Fulbright Recipients Forge Ahead

Mary Washington had two Fulbright recipients this year – Hannah Rothwell ’19, who is teaching in Uzbekistan, and Lauren Closs ’20, whose research in Norway was put on hold by the COVID-19 pandemic. 

Rothwell, an economics and international affairs graduate, had applied for a Fulbright but was listed as a backup. Disappointed, she moved on to an internship in D.C. She was in a meeting there last winter when she received an unexpected text: Call the U.S. embassy in Uzbekistan immediately. She was needed at the Ferghana State University as soon as possible, she learned, to teach English through the Fulbright program. 

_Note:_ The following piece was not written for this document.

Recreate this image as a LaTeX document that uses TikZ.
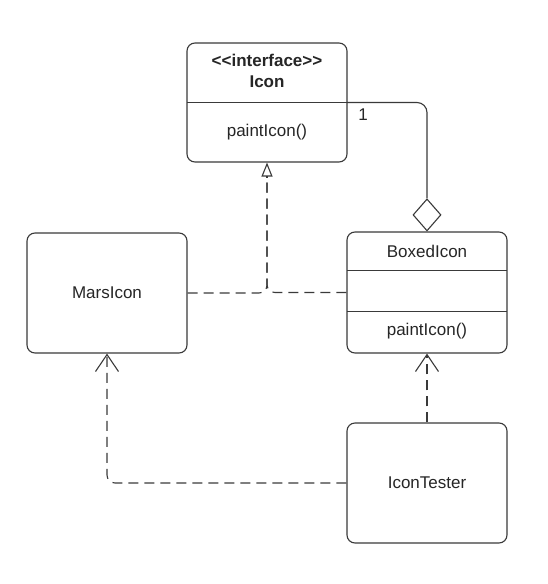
\documentclass[tikz,border=0pt]{standalone}
\usepackage{fontspec}
\setmainfont{Liberation Sans}
\usetikzlibrary{arrows.meta,shapes.geometric,calc}
\definecolor{ink}{HTML}{3A3A3A}
\begin{document}
\begin{tikzpicture}[x=1pt,y=-1pt,
  every node/.style={font=\fontsize{17}{20}\selectfont, text=black!85},
  classbox/.style={draw=ink, line width=1.1pt, rounded corners=8pt, fill=white,
    minimum width=160pt, inner sep=0pt},
  divider/.style={draw=ink, line width=1.1pt},
  dep/.style={draw=ink, line width=1.1pt, dash pattern=on 10pt off 6pt, rounded corners=8pt},
  assoc/.style={draw=ink, line width=1.1pt, rounded corners=10pt},
  realize/.style={draw=ink, solid, line width=1.1pt,
    -{Triangle[open,length=14pt,width=11pt,line width=1.1pt]}},
  use/.style={-{Straight Barb[length=17pt,width=23pt,line width=1.1pt]}},
  label/.style={inner sep=0pt}]
\useasboundingbox (0,0) rectangle (547,584);

% Icon interface
\node[classbox, minimum height=119pt] (icon) at (267,102.5) {};
\draw[divider] (187,102.5) -- coordinate[pos=1] (icondiv) (347,102.5);
\node[label, font=\fontsize{17}{20}\selectfont\bfseries] (stereo) at (267,60) {<\kern0pt<interface>\kern0pt>};
\node[label, font=\fontsize{17}{20}\selectfont\bfseries] (iconname) at (267,82) {Icon};
\node[label] (iconop) at (267,132) {paintIcon()};

% MarsIcon
\node[classbox, minimum height=120pt] (mars) at (107,293) {};
\node[label] (marsname) at (107,293) {MarsIcon};

% BoxedIcon
\node[classbox, minimum height=121pt] (boxed) at (427,292.5) {};
\draw[divider] (347,270.5) -- (507,270.5);
\draw[divider] (347,311.5) -- (507,311.5);
\node[label] (boxedname) at (427,251) {BoxedIcon};
\node[label] (boxedop) at (427,331) {paintIcon()};

% IconTester
\node[classbox, minimum height=120pt] (tester) at (427,483) {};
\node[label] (testername) at (427,483) {IconTester};

% aggregation diamond on BoxedIcon
\node[draw=ink, line width=1.1pt, fill=white, shape=diamond, inner sep=0pt,
  minimum width=28pt, minimum height=32pt, anchor=south] (agg) at (boxed.north) {};

% connectors
\draw[assoc] (icondiv) -| (agg.north);
\node[label] (mult) at (363,115) {1};

\coordinate (realbase) at ($(icon.south)+(0,15)$);
\draw[dep] (mars.east) -| (realbase);
\draw[dep] (boxed.west) -| (realbase);
\draw[realize] (realbase) -- (icon.south);
\draw[dep, use] (tester.west) -| (mars.south);
\draw[dep, use] (tester.north) -- (boxed.south);
\end{tikzpicture}
\end{document}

Rothwell had to test negative for COVID before leaving the U.S., undergo another test in Uzbekistan, and then quarantine in a hotel before beginning her assignment at the university’s English Pedagogical Department. 

Biology graduate Closs had planned to fly to Norway late last summer, but the country’s strict no-visitor rules delayed her entry. It was to be her second research-related trip to Oslo, where she worked in 2019 with UMW Professor of Biology Dianne Baker on wild fish stock restoration and aquaculture at the Norwegian University of Life Sciences. 

Closs’s Fulbright has been deferred until August, when she will begin her work in Norway, Baker said. Baker and Professor of History Nabil Al-Tikriti co-chair the UMW Fulbright evaluation committee, which helps students submit Fulbright applications.